■ Challenge
Without the pictures, print the lines running from the beginning of the material to the line containing "const chart = echarts.init(document.getElementById('chart'));", both ends included.

■ Dataset content
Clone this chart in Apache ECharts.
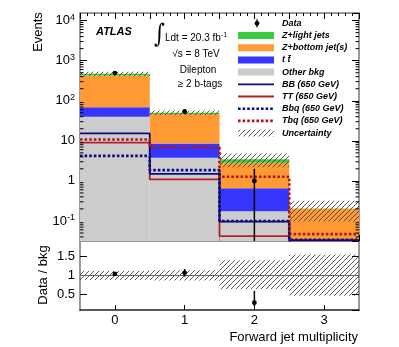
<!DOCTYPE html>
<html>
<head>
<meta charset="utf-8">
<script src="https://cdn.jsdelivr.net/npm/echarts@6/dist/echarts.min.js"></script>
<style>
  html, body { margin: 0; padding: 0; background: #fff; }
  #chart { width: 399px; height: 347px; }
</style>
</head>
<body>
<div id="chart"></div>
<script>
// bins: forward jet multiplicity 0..3
const bins = [0, 1, 2, 3];
const otherBkg = [40, 3.8, 0.174, 0.004];
const ttbar = [29, 4.8, 0.48, 0.002];
const zBottom = [356, 37.9, 2.19, 0.197];
const zLight = [45, 3.5, 0.6, 0.003];
const dataVals = [490, 54, 1, 0];
const dataErr = [22, 7.3, 1.0, 0];
const sigBB = [15.3, 1.5, 0.096, 0.033];
const sigTT = [9.0, 1.09, 0.042, 0.01];
const sigBbq = [4.2, 1.86, 0.1, 0.034];
const sigTbq = [10.8, 6.9, 1.27, 0.047];
// relative uncertainty band (also used in ratio panel)
const uncLow = [0.88, 0.87, 0.64, 0.47];
const uncHigh = [1.12, 1.14, 1.40, 1.55];
const ratioVals = [1.04, 1.07, 0.29, null];
const ratioErrLow = [0.04, 0.1, 0.09, 0];
const ratioErrHigh = [0.04, 0.1, 0.31, 0];
const xTickLabels = [0, 1, 2, 3];

const yMin = 0.0316, yMax = 15500;
const FONT = '"Liberation Sans", Arial, sans-serif';

const chart = echarts.init(document.getElementById('chart'));

// hatch pattern for uncertainty
function makeHatch() {
  const c = document.createElement('canvas');
  c.width = 5; c.height = 5;
  const g = c.getContext('2d');
  g.strokeStyle = '#333';
  g.lineWidth = 0.8;
  g.beginPath();
  g.moveTo(0, 5); g.lineTo(5, 0);
  g.moveTo(-1, 1); g.lineTo(1, -1);
  g.moveTo(4, 6); g.lineTo(6, 4);
  g.stroke();
  return c;
}
const hatch = { image: makeHatch(), repeat: 'repeat' };

// cumulative stack
const c1 = otherBkg.slice();
const c2 = c1.map((v, i) => v + ttbar[i]);
const c3 = c2.map((v, i) => v + zBottom[i]);
const c4 = c3.map((v, i) => v + zLight[i]);

function boxSeries(lows, highs, fill, xi, yi, lo) {
  return {
    type: 'custom',
    xAxisIndex: xi,
    yAxisIndex: yi,
    data: bins.map((b, i) => [b, highs[i]]),
    encode: { x: 0, y: 1 },
    silent: true,
    renderItem: function (params, api) {
      const i = params.dataIndex;
      const x = bins[i];
      const l = Math.max(lows[i], lo);
      const h = highs[i];
      if (!(h > lo)) return { type: 'group', children: [] };
      const p0 = api.coord([x - 0.5, h]);
      const p1 = api.coord([x + 0.5, l]);
      return {
        type: 'rect',
        shape: { x: p0[0], y: p0[1], width: p1[0] - p0[0], height: p1[1] - p0[1] },
        style: { fill: fill }
      };
    }
  };
}

function stepLine(vals, color, dotted) {
  const pts = [];
  vals.forEach((v, i) => { pts.push([bins[i] - 0.5, v]); pts.push([bins[i] + 0.5, v]); });
  return {
    type: 'line',
    xAxisIndex: 0, yAxisIndex: 0,
    data: pts,
    symbol: 'none',
    silent: true,
    clip: true,
    lineStyle: dotted
      ? { color: color, width: 2.6, type: [2.6, 2], cap: 'butt' }
      : { color: color, width: 1.8 }
  };
}

function pointSeries(vals, lowErr, highErr, xi, yi, lo) {
  const idx = [];
  bins.forEach((b, i) => { if (vals[i] != null && vals[i] > 0) idx.push(i); });
  return {
    type: 'custom',
    xAxisIndex: xi, yAxisIndex: yi,
    data: idx.map(i => [bins[i], vals[i]]),
    encode: { x: 0, y: 1 },
    silent: true,
    z: 4,
    renderItem: function (params, api) {
      const i = idx[params.dataIndex];
      const x = bins[i];
      const c = api.coord([x, vals[i]]);
      const a = api.coord([x, Math.max(vals[i] - lowErr[i], lo)]);
      const b = api.coord([x, vals[i] + highErr[i]]);
      return {
        type: 'group',
        children: [
          { type: 'line', shape: { x1: c[0], y1: a[1], x2: c[0], y2: b[1] }, style: { stroke: '#000', lineWidth: 1.5 } },
          { type: 'circle', shape: { cx: c[0], cy: c[1], r: 2.4 }, style: { fill: '#000' } }
        ]
      };
    }
  };
}

// minor ticks on log axis (2..9 x 10^k)
const minorVals = [];
for (let e = -2; e <= 4; e++) {
  for (let m = 2; m <= 9; m++) {
    const v = m * Math.pow(10, e);
    if (v > yMin && v < yMax) minorVals.push(v);
  }
}
const minorTickSeries = {
  type: 'custom',
  xAxisIndex: 0, yAxisIndex: 0,
  data: minorVals.map(v => [-0.5, v]),
  encode: { x: 0, y: 1 },
  silent: true,
  z: 5,
  renderItem: function (params, api) {
    const v = minorVals[params.dataIndex];
    const p = api.coord([-0.5, v]);
    const q = api.coord([3.5, v]);
    return {
      type: 'group',
      children: [
        { type: 'line', shape: { x1: p[0], y1: p[1], x2: p[0] + 3.5, y2: p[1] }, style: { stroke: '#000', lineWidth: 1 } },
        { type: 'line', shape: { x1: q[0] - 3.5, y1: q[1], x2: q[0], y2: q[1] }, style: { stroke: '#000', lineWidth: 1 } }
      ]
    };
  }
};

function logLabel(v) {
  const e = Math.round(Math.log10(v));
  if (e === 0) return '1';
  if (e === 1) return '10';
  return '{b|10}{s|' + e + '}';
}

const frameGray = '#999';
const tickStyle = { color: '#000', width: 1 };

function xAxisMain(pos) {
  return {
    type: 'value', gridIndex: 0, position: pos,
    min: -0.5, max: 3.5, interval: 0.5,
    axisLine: { onZero: false, lineStyle: { color: frameGray, width: 2 } },
    axisTick: { inside: true, length: 6, lineStyle: tickStyle },
    minorTick: { show: true, splitNumber: 5, length: 3, lineStyle: tickStyle },
    axisLabel: { show: false },
    splitLine: { show: false }
  };
}

function yAxisMain(pos) {
  return {
    type: 'log', gridIndex: 0, position: pos, logBase: 10,
    min: yMin, max: yMax,
    axisLine: { onZero: false, lineStyle: { color: frameGray, width: 2 } },
    axisTick: { inside: true, length: 7, lineStyle: tickStyle },
    axisLabel: pos === 'left' ? {
      show: true, margin: 5, showMinLabel: false, showMaxLabel: false,
      formatter: logLabel, color: '#000', fontFamily: FONT, fontSize: 13,
      rich: {
        b: { fontSize: 13, fontFamily: FONT, color: '#000', lineHeight: 16 },
        s: { fontSize: 9, fontFamily: FONT, color: '#000', lineHeight: 9, verticalAlign: 'top' }
      }
    } : { show: false },
    splitLine: { show: false }
  };
}

function yAxisRatio(pos) {
  return {
    type: 'value', gridIndex: 1, position: pos,
    min: 0.1, max: 1.9, splitNumber: 4,
    axisLine: { onZero: false, lineStyle: { color: frameGray, width: 2 } },
    axisTick: { inside: true, length: 7, lineStyle: tickStyle },
    axisLabel: pos === 'left'
      ? { margin: 5, showMinLabel: false, showMaxLabel: false, color: '#000', fontFamily: FONT, fontSize: 13 }
      : { show: false },
    splitLine: { show: false }
  };
}

const hatchMain = boxSeries(c4.map((v, i) => v * uncLow[i]), c4.map((v, i) => v * uncHigh[i]), hatch, 0, 0, yMin);

const option = {
  animation: false,
  backgroundColor: '#fff',
  grid: [
    { left: 80, right: 40, top: 13, height: 228 },
    { left: 80, right: 40, top: 241, height: 69 }
  ],
  xAxis: [
    xAxisMain('bottom'),
    xAxisMain('top'),
    {
      type: 'value', gridIndex: 1, position: 'bottom',
      min: -0.5, max: 3.5, interval: 0.5,
      axisLine: { onZero: false, lineStyle: { color: '#222', width: 1.5 } },
      axisTick: { inside: true, length: 5, lineStyle: tickStyle, customValues: xTickLabels },
      axisLabel: {
        margin: 4, color: '#000', fontFamily: FONT, fontSize: 13,
        customValues: xTickLabels,
        formatter: v => (Math.abs(v - Math.round(v)) < 1e-6 ? String(Math.round(v)) : '')
      },
      splitLine: { show: false }
    }
  ],
  yAxis: [
    yAxisMain('left'),
    yAxisMain('right'),
    yAxisRatio('left'),
    yAxisRatio('right')
  ],
  series: [
    boxSeries(bins.map(() => yMin), c1, '#cccccc', 0, 0, yMin),
    boxSeries(c1, c2, '#3535fb', 0, 0, yMin),
    boxSeries(c2, c3, '#ff9a35', 0, 0, yMin),
    boxSeries(c3, c4, '#3ccc3c', 0, 0, yMin),
    hatchMain,
    stepLine(sigTT, '#b22222', false),
    stepLine(sigBB, '#0c0c80', false),
    stepLine(sigTbq, '#b01818', true),
    stepLine(sigBbq, '#0c0c80', true),
    pointSeries(dataVals, dataErr, dataErr, 0, 0, yMin),
    minorTickSeries,
    // ratio panel
    boxSeries(uncLow, uncHigh, hatch, 2, 2, 0.1),
    {
      type: 'line', xAxisIndex: 2, yAxisIndex: 2,
      data: [[-0.5, 1], [3.5, 1]], symbol: 'none', silent: true,
      lineStyle: { color: '#666', width: 1 }
    },
    pointSeries(ratioVals, ratioErrLow, ratioErrHigh, 2, 2, 0.1)
  ],
  graphic: [
    { type: 'text', x: 38, y: 32, rotation: Math.PI / 2,
      style: { text: 'Events', font: '13px ' + FONT, fill: '#000', align: 'center', verticalAlign: 'middle' } },
    { type: 'text', x: 43, y: 275, rotation: Math.PI / 2,
      style: { text: 'Data / bkg', font: '13px ' + FONT, fill: '#000', align: 'center', verticalAlign: 'middle' } },
    { type: 'text', x: 358, y: 337,
      style: { text: 'Forward jet multiplicity', font: '13px ' + FONT, fill: '#000', align: 'right', verticalAlign: 'middle' } },
    { type: 'text', x: 96, y: 32,
      style: { text: 'ATLAS', font: 'italic bold 11px ' + FONT, fill: '#000', verticalAlign: 'middle' } },
    { type: 'text', x: 154, y: 35, scaleX: 0.8,
      style: { text: '\u222B', font: '26px "DejaVu Serif"', fill: '#000', verticalAlign: 'middle' } },
    { type: 'text', x: 165, y: 38,
      style: {
        text: '{a|Ldt = 20.3 fb}{s|-1}', verticalAlign: 'middle',
        rich: {
          a: { font: '10px ' + FONT, fill: '#000', lineHeight: 13 },
          s: { font: '7px ' + FONT, fill: '#000', lineHeight: 7, verticalAlign: 'top' }
        }
      } },
    { type: 'text', x: 196, y: 54,
      style: { text: '\u221As = 8 TeV', font: '10px ' + FONT, fill: '#000', align: 'center', verticalAlign: 'middle' } },
    { type: 'text', x: 198, y: 70,
      style: { text: 'Dilepton', font: '10px ' + FONT, fill: '#000', align: 'center', verticalAlign: 'middle' } },
    { type: 'text', x: 200, y: 84,
      style: { text: '\u2265 2 b-tags', font: '10px ' + FONT, fill: '#000', align: 'center', verticalAlign: 'middle' } }
  ]
};

// legend (drawn as graphic elements)
const legendRows = [
  { label: 'Data', kind: 'data' },
  { label: 'Z+light jets', kind: 'box', color: '#3ccc3c' },
  { label: 'Z+bottom jet(s)', kind: 'box', color: '#ff9a35' },
  { label: 't t\u0304', kind: 'box', color: '#3535fb' },
  { label: 'Other bkg', kind: 'box', color: '#cccccc' },
  { label: 'BB (650 GeV)', kind: 'line', color: '#0c0c80' },
  { label: 'TT (650 GeV)', kind: 'line', color: '#b22222' },
  { label: 'Bbq (650 GeV)', kind: 'dot', color: '#0c0c80' },
  { label: 'Tbq (650 GeV)', kind: 'dot', color: '#b01818' },
  { label: 'Uncertainty', kind: 'hatch' }
];
const lx0 = 238, lx1 = 274, ltx = 282;
legendRows.forEach((r, i) => {
  const y = 23.3 + i * 12.2;
  if (r.kind === 'data') {
    option.graphic.push({ type: 'line', shape: { x1: 257, y1: y - 4, x2: 257, y2: y + 4 }, style: { stroke: '#000', lineWidth: 1.3 } });
    option.graphic.push({ type: 'circle', shape: { cx: 257, cy: y, r: 2.4 }, style: { fill: '#000' } });
  } else if (r.kind === 'box') {
    option.graphic.push({ type: 'rect', shape: { x: lx0, y: y - 3.5, width: lx1 - lx0, height: 7 }, style: { fill: r.color } });
  } else if (r.kind === 'hatch') {
    option.graphic.push({ type: 'rect', shape: { x: lx0, y: y - 3.5, width: lx1 - lx0, height: 7 }, style: { fill: hatch } });
  } else if (r.kind === 'line') {
    option.graphic.push({ type: 'line', shape: { x1: lx0, y1: y, x2: lx1, y2: y }, style: { stroke: r.color, lineWidth: 1.8 } });
  } else {
    option.graphic.push({ type: 'line', shape: { x1: lx0, y1: y, x2: lx1, y2: y }, style: { stroke: r.color, lineWidth: 2.6, lineDash: [2.6, 2] } });
  }
  option.graphic.push({ type: 'text', x: ltx, y: y,
    style: { text: r.label, font: 'italic bold 9px ' + FONT, fill: '#000', verticalAlign: 'middle' } });
});

chart.setOption(option);
</script>
</body>
</html>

■ Completed exercise
Clone this chart in Apache ECharts.
<!DOCTYPE html>
<html>
<head>
<meta charset="utf-8">
<script src="https://cdn.jsdelivr.net/npm/echarts@6/dist/echarts.min.js"></script>
<style>
  html, body { margin: 0; padding: 0; background: #fff; }
  #chart { width: 399px; height: 347px; }
</style>
</head>
<body>
<div id="chart"></div>
<script>
// bins: forward jet multiplicity 0..3
const bins = [0, 1, 2, 3];
const otherBkg = [40, 3.8, 0.174, 0.004];
const ttbar = [29, 4.8, 0.48, 0.002];
const zBottom = [356, 37.9, 2.19, 0.197];
const zLight = [45, 3.5, 0.6, 0.003];
const dataVals = [490, 54, 1, 0];
const dataErr = [22, 7.3, 1.0, 0];
const sigBB = [15.3, 1.5, 0.096, 0.033];
const sigTT = [9.0, 1.09, 0.042, 0.01];
const sigBbq = [4.2, 1.86, 0.1, 0.034];
const sigTbq = [10.8, 6.9, 1.27, 0.047];
// relative uncertainty band (also used in ratio panel)
const uncLow = [0.88, 0.87, 0.64, 0.47];
const uncHigh = [1.12, 1.14, 1.40, 1.55];
const ratioVals = [1.04, 1.07, 0.29, null];
const ratioErrLow = [0.04, 0.1, 0.09, 0];
const ratioErrHigh = [0.04, 0.1, 0.31, 0];
const xTickLabels = [0, 1, 2, 3];

const yMin = 0.0316, yMax = 15500;
const FONT = '"Liberation Sans", Arial, sans-serif';

const chart = echarts.init(document.getElementById('chart'));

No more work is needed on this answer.